My family owns property in Canada and I have traveled back and forth many times across the Canadian/US border in the Thousand Island region of upper New York State. Coming back into the US on a Sunday during the 2008 Labor Day Weekend, I was sitting in the passenger seat of our VW Toureg - my wife was driving and my teenage daughter in the back seat. Entering Customs (now Border Control of the Division of Homeland Security) is similar to entering a toll booth on a highway, except that you have to drive a gauntlet of various detectors and video equipment 20 feet before you reach the booth housing the DHS agents.
When we reached the booth on this particular day, the DHS agent had a very peculiar look on her face. Without saying a word, she left her booth and slowly walked around our SUV holding a small handheld device pointed at the car. After her completed tour around the vehicle, she returned to her booth to confer with another officer who had just arrived.
As we waited, quite perplexed, she approached us again and, without emotion, asked if any of us had recently undergone any medical treatment. Even more perplexed, we asked why. The agent explained that we had set off the radiation detectors as we approached the booth. I remembered the nuclear cardiac stress test I had taken just 12 days before and filled her in, at which point she looked quite relieved and said that probably explains the positive result from the vehicle radiation detectors. Relieved or not, however, this now began the process to determine if this positive trigger of the Homeland Security radiation detectors was a possible security threat!
As a Certified Industrial Hygienist (CIH), I work in the Environmental Science, Safety and Industrial Hygiene consulting field and have been abundantly trained in hazard detection and detector technology, so, all inconveniences aside, I knew I was in the middle of an interesting process. What the DHS folks had to do now was prove that when our vehicle set off the radiation detectors it was indeed nothing more than a harmless security issue, also known as a false positive. In our case this was caused because one the vehicles occupants was still glowing (emitting sufficient radiation energy) from a medical treatment.

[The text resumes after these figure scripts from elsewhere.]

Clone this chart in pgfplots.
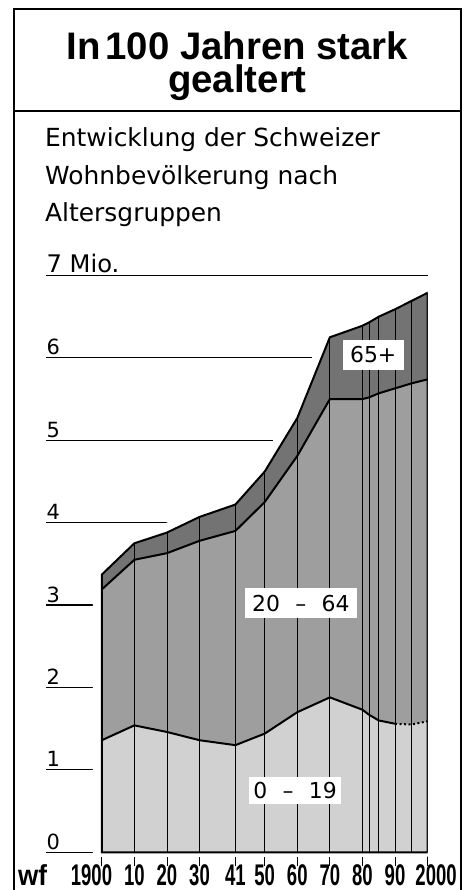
\documentclass[border=0pt]{standalone}
\usepackage{pgfplots}
\pgfplotsset{compat=1.18}
\usepackage{pgfplotstable}
\usepackage{fontspec}
\setmainfont{DejaVu Sans}
\newfontfamily\titlefont{Liberation Sans}
\newfontfamily\condfont[FakeStretch=0.62]{Liberation Sans}
\newfontfamily\wffont[FakeStretch=0.9]{Liberation Sans}

% Wohnbevoelkerung in Mio., nach Altersgruppen (0-19, 20-64, 65+)
\pgfplotstableread{
year young adult old
1900 1.36 1.83 0.18
1910 1.54 2.01 0.20
1920 1.46 2.17 0.25
1930 1.36 2.42 0.29
1941 1.30 2.60 0.32
1950 1.44 2.81 0.37
1960 1.70 3.11 0.46
1970 1.88 3.62 0.75
1980 1.73 3.77 0.89
1982 1.67 3.85 0.91
1985 1.60 3.97 0.93
1990 1.56 4.07 0.96
1995 1.55 4.14 1.00
2000 1.59 4.15 1.05
}\popdata

\begin{document}
\begin{tikzpicture}
\useasboundingbox (0,0) rectangle (471bp,890bp);
\draw[line width=1.5pt] (14bp,-5bp) rectangle (461bp,881bp);
\draw[line width=1.5pt] (14bp,779bp) -- (461bp,779bp);
\node[anchor=north, inner sep=0pt, align=center, font=\titlefont\bfseries\fontsize{38.5}{33.5}\selectfont] at (237.5bp,858.5bp) {In\hspace{0.12em}100 Jahren stark\\gealtert};
\node[anchor=base west, inner sep=0pt, font=\fontsize{25}{25}\selectfont] at (45bp,743bp) {Entwicklung der Schweizer};
\node[anchor=base west, inner sep=0pt, font=\fontsize{25}{25}\selectfont] at (45bp,705bp) {Wohnbevölkerung nach};
\node[anchor=base west, inner sep=0pt, font=\fontsize{25}{25}\selectfont] at (45bp,668bp) {Altersgruppen};
\node[anchor=base west, inner sep=0pt, font=\wffont\bfseries\fontsize{29}{29}\selectfont] at (18bp,5bp) {wf};

\begin{axis}[
    at={(46.4bp,33.6bp)}, anchor=south west,
    scale only axis, width=381.2bp, height=580.9bp,
    xmin=1883, xmax=2000, ymin=-0.05, ymax=7,
    axis line style={draw=none},
    tick align=outside, major tick length=10bp,
    xtick pos=left, ytick pos=left,
    xtick={1900,1910,1920,1930,1941,1950,1960,1970,1980,1990,2000},
    xticklabels={\llap{19}00,10,20,30,41,50,60,70,80,90,\hspace*{17bp}2000},
    xtick style={black, line width=0.8pt},
    xticklabel style={font=\condfont\bfseries\fontsize{30}{30}\selectfont, anchor=north, inner sep=0pt, yshift=2bp},
    ytick={0,1,2,3,4,5,6,7},
    yticklabels={0,1,2,3,4,5,6,{\fontsize{24.3}{24.3}\selectfont 7 Mio.}},
    ytick style={draw=none},
    yticklabel style={font=\fontsize{21}{21}\selectfont, anchor=base west, inner sep=0pt, xshift=10bp, yshift=3bp},
    ymajorgrids,
    major grid style={black, line width=1.2pt},
]
% weisser Rand, damit die Gitterlinien vor der Flaeche enden
\addplot[draw=white, line width=18bp, fill=white] table[x=year, y expr=\thisrow{young}+\thisrow{adult}+\thisrow{old}] {\popdata} \closedcycle;
\addplot[draw=none, fill=black!55] table[x=year, y expr=\thisrow{young}+\thisrow{adult}+\thisrow{old}] {\popdata} \closedcycle;
\addplot[draw=none, fill=black!38] table[x=year, y expr=\thisrow{young}+\thisrow{adult}] {\popdata} \closedcycle;
\addplot[draw=none, fill=black!18] table[x=year, y=young] {\popdata} \closedcycle;
% Linien
\addplot[black, line width=2pt, fill=none] table[x=year, y expr=\thisrow{young}+\thisrow{adult}+\thisrow{old}] {\popdata} \closedcycle;
\addplot[black, line width=2pt] table[x=year, y expr=\thisrow{young}+\thisrow{adult}] {\popdata};
\addplot[black, line width=2pt, restrict x to domain=1900:1990] table[x=year, y=young] {\popdata};
\addplot[black, line width=2pt, dash pattern=on 2bp off 2.5bp, restrict x to domain=1990:2000] table[x=year, y=young] {\popdata};
\addplot[ycomb, black, line width=0.8pt] table[x=year, y expr=\thisrow{young}+\thisrow{adult}+\thisrow{old}] {\popdata};
% Beschriftungen
\node[fill=white, inner sep=0pt, minimum width=61bp, minimum height=30bp, font=\fontsize{22}{22}\selectfont] at (axis cs:1983.3,6.035) {65+};
\node[fill=white, inner sep=0pt, minimum width=112bp, minimum height=30bp, font=\fontsize{22}{22}\selectfont] at (axis cs:1961.1,3.025) {20\hspace{0.7em}–\hspace{0.7em}64};
\node[fill=white, inner sep=0pt, minimum width=92bp, minimum height=27bp, font=\fontsize{22}{22}\selectfont] at (axis cs:1959.3,0.75) {0\hspace{0.7em}–\hspace{0.7em}19};
\end{axis}
\end{tikzpicture}
\end{document}
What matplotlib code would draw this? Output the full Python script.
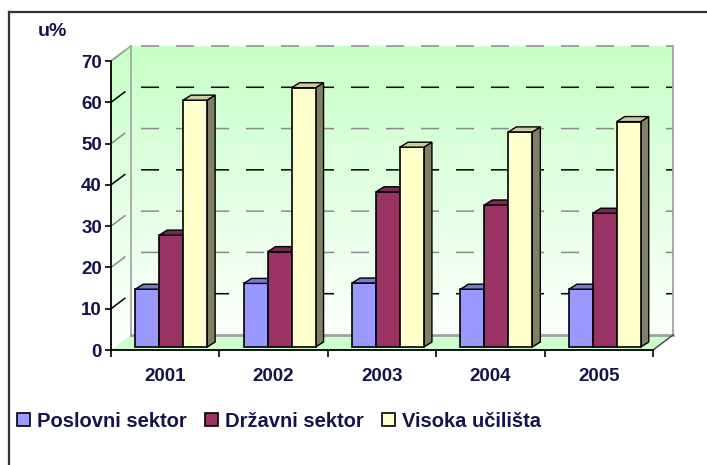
import matplotlib
matplotlib.use('Agg')
import numpy as np
import matplotlib.pyplot as plt
from matplotlib.patches import Polygon, Rectangle
from matplotlib.lines import Line2D
from matplotlib.colors import to_rgb

plt.rcParams['font.family'] = ['Liberation Sans', 'DejaVu Sans']
plt.rcParams['font.weight'] = 'bold'
plt.rcParams['lines.scale_dashes'] = False

# ---------------- data ----------------
years = ['2001', '2002', '2003', '2004', '2005']
series_names = ['Poslovni sektor', 'Državni sektor', 'Visoka učilišta']
poslovni = [14.0, 15.4, 15.5, 14.0, 14.0]
drzavni = [27.1, 23.1, 37.6, 34.4, 32.4]
visoka = [59.8, 62.8, 48.4, 52.1, 54.6]
y_ticks = [0, 10, 20, 30, 40, 50, 60, 70]
y_unit_label = 'u%'

series_values = [poslovni, drzavni, visoka]
series_colors = ['#9999ff', '#993366', '#ffffcc']
text_color = '#14144a'

W, H = 707, 465
fig = plt.figure(figsize=(W / 100, H / 100), dpi=100)

# front plane of the plot (pixels)
x_left, x_right, y_top, y_bot = 111, 653, 61, 350
ax = fig.add_axes([x_left / W, (H - y_bot) / H, (x_right - x_left) / W, (y_bot - y_top) / H])
n = len(years)
ymax = y_ticks[-1]
ax.set_xlim(0, n)
ax.set_ylim(0, ymax)
ax.patch.set_visible(False)

sx = n / (x_right - x_left)      # data units per pixel (x)
sy = ymax / (y_bot - y_top)      # data units per pixel (y)

# depth offsets (pixels -> data)
wx, wy = 20 * sx, 15 * sy        # wall depth
fx, fy = 6 * sx, 3 * sy          # bar front offset
dx, dy = 8 * sx, 5 * sy          # bar depth

# ---- walls with gradient ----
wall_poly = Polygon([(0, 0), (0, ymax), (wx, ymax + wy), (n + wx, ymax + wy),
                     (n + wx, wy), (wx, wy)], closed=True, transform=ax.transData,
                    facecolor='none', edgecolor='none')
ax.add_patch(wall_poly)
g = np.linspace(0, 1, 256)[:, None]
top_c = np.array([0.78, 1.0, 0.78])
bot_c = np.array([1.0, 1.0, 1.0])
grad = (top_c[None, None, :] * (1 - g[..., None]) + bot_c[None, None, :] * g[..., None])
grad = np.repeat(grad, 2, axis=1)
im = ax.imshow(grad, extent=[0, n + wx, 0, ymax + wy], origin='upper',
               aspect='auto', zorder=0.5, interpolation='bilinear')
im.set_clip_box(fig.bbox)
im.set_clip_path(wall_poly)
ax.set_xlim(0, n)
ax.set_ylim(0, ymax)

# floor
floor = Polygon([(0, 0), (n, 0), (n + wx, wy), (wx, wy)], closed=True,
                facecolor='#ccffcc', edgecolor='none', zorder=0.8, clip_on=False)
ax.add_patch(floor)

# gridlines (dashed, through side wall and back wall)
grid_cols = {10: 'black', 20: '#8a8a8a', 30: '#8a8a8a', 40: 'black',
             50: '#8a8a8a', 60: 'black', 70: '#8a8a8a'}
for v in y_ticks[1:]:
    ax.add_line(Line2D([0, wx, n + wx], [v, v + wy, v + wy],
                       color=grid_cols.get(v, '#555555'), lw=1.1,
                       linestyle=(0, (13, 12.2)), zorder=1, clip_on=False))

# wall edges
edge_c = '#a0a0a0'
ax.add_line(Line2D([wx, n + wx], [wy, wy], color=edge_c, lw=2.0, zorder=1.1, clip_on=False))
ax.add_line(Line2D([n + wx, n + wx], [wy, ymax + wy], color=edge_c, lw=1.3, zorder=1.1, clip_on=False))
ax.add_line(Line2D([wx, wx], [wy, ymax + wy], color=edge_c, lw=1.2, zorder=1.1, clip_on=False))
ax.add_line(Line2D([0, wx], [ymax, ymax + wy], color=edge_c, lw=1.2, zorder=1.1, clip_on=False))
ax.add_line(Line2D([n, n + wx], [0, wy], color='#404040', lw=1.0, zorder=1.1, clip_on=False))

# ---- bars ----
bw = 0.221
xs = np.arange(n)
z = 3.0
for i, (vals, col) in enumerate(zip(series_values, series_colors)):
    lefts = xs + 0.5 - 1.5 * bw + i * bw + fx
    ax.bar(lefts, vals, width=bw, bottom=fy, align='edge', color=col,
           edgecolor='black', linewidth=1.2, zorder=z + i * 0.1 + 0.05,
           label=series_names[i], clip_on=False)

for j in range(n):
    for i, (vals, col) in enumerate(zip(series_values, series_colors)):
        v = vals[j]
        l = xs[j] + 0.5 - 1.5 * bw + i * bw + fx
        base = np.array(to_rgb(col))
        top_col = base * 0.8
        side_col = base * 0.5
        zz = z + i * 0.1
        top = Polygon([(l, fy + v), (l + bw, fy + v), (l + bw + dx, fy + v + dy), (l + dx, fy + v + dy)],
                      closed=True, facecolor=top_col, edgecolor='black', lw=1.0,
                      zorder=zz + 0.06, clip_on=False, joinstyle='miter')
        side = Polygon([(l + bw, fy), (l + bw, fy + v), (l + bw + dx, fy + v + dy), (l + bw + dx, fy + dy)],
                       closed=True, facecolor=side_col, edgecolor='black', lw=1.0,
                       zorder=zz + 0.02, clip_on=False, joinstyle='miter')
        ax.add_patch(side)
        ax.add_patch(top)

# ---- axes, ticks ----
for s in ['top', 'right']:
    ax.spines[s].set_visible(False)
for s in ['left', 'bottom']:
    ax.spines[s].set_color('black')
    ax.spines[s].set_linewidth(1.3)
    ax.spines[s].set_zorder(5)

ax.set_yticks(y_ticks)
ax.set_yticklabels([str(t) for t in y_ticks])
ax.tick_params(axis='y', direction='out', length=4.5, width=1.2, pad=2,
               labelsize=13.5, labelcolor=text_color)
ax.set_xticks(np.arange(n + 1))
ax.set_xticklabels([''] * (n + 1))
ax.set_xticks(xs + 0.5, minor=True)
ax.set_xticklabels(years, minor=True)
ax.tick_params(axis='x', which='major', direction='out', length=5, width=1.2)
ax.tick_params(axis='x', which='minor', length=0, pad=13.0, labelsize=13.5,
               labelcolor=text_color)
for lab in ax.get_xticklabels(minor=True) + ax.get_yticklabels():
    lab.set_fontweight('bold')

fig.text(38 / W, 1 - 31 / H, y_unit_label, fontsize=14, fontweight='bold',
         color=text_color, ha='left', va='center')

# ---- legend ----
handles = [Rectangle((0, 0), 1, 1, facecolor=c, edgecolor='black', linewidth=1.2)
           for c in series_colors]
fig.legend(handles, series_names, loc='center left',
           bbox_to_anchor=(17 / W, 1 - 421 / H), ncol=3, frameon=False,
           handlelength=0.65, handleheight=0.65, handletextpad=0.35,
           columnspacing=0.9, borderpad=0, borderaxespad=0,
           prop={'weight': 'bold', 'size': 14.5}, labelcolor=text_color)

# ---- outer frame (left and top edges visible) ----
fig.add_artist(Line2D([9 / W, 9 / W], [0, 1 - 12 / H], transform=fig.transFigure,
                      color='#333333', lw=1.6))
fig.add_artist(Line2D([9 / W, 1], [1 - 12 / H, 1 - 12 / H], transform=fig.transFigure,
                      color='#333333', lw=1.6))

fig.savefig('out.png', dpi=100)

Step one - the DHS agents asked me to get out of the vehicle and directed my wife to drive the vehicle through a secondary battery of radiation detectors. The vehicle was clean, so deductively, the radioactive culprit was me!
Step two - I was invited into the DHS office where they asked me to sit in a chair next to another agent with yet another handheld radiation meter the size of a loaf of bread.
Step three - he turned on the detector and pointed it at me for approximately 2 minutes. The detectors LCD display identified the radioisotope as Thallium, which is the isotope used in the cardiac stress tests. The DHS agents were all happy with the results and I was free to continue our trip.
I was impressed with the detection technology being used at our borders to monitor for ionizing radiation. I was also impressed with the ease of use of the detectors being used by the DHS agents who are not trained radiation technicians. It was all fast and accurate. From a security perspective, this is good news and here is why
Thallium has a half life of 72 hours. This means, 12 days after my stress test, my Thallium dose was barely 7% of the original injected dose. Therefore, internally (in my body) the radioactive energy level remaining from my Thallium injection was at 7% of the original dose.
Additionally, when I set off the detectors, I was sitting in the front seat of a slowly moving SUV, constructed with a significant amount of metal to shield me from the radiation detectors. These detectors were located approximately 4 feet from the vehicle, and still picked up this low level amount of radioactive energy. Either these detectors have impressive sensitively, or I had one significant dose of Thallium during my stress test. Ill need to research that next.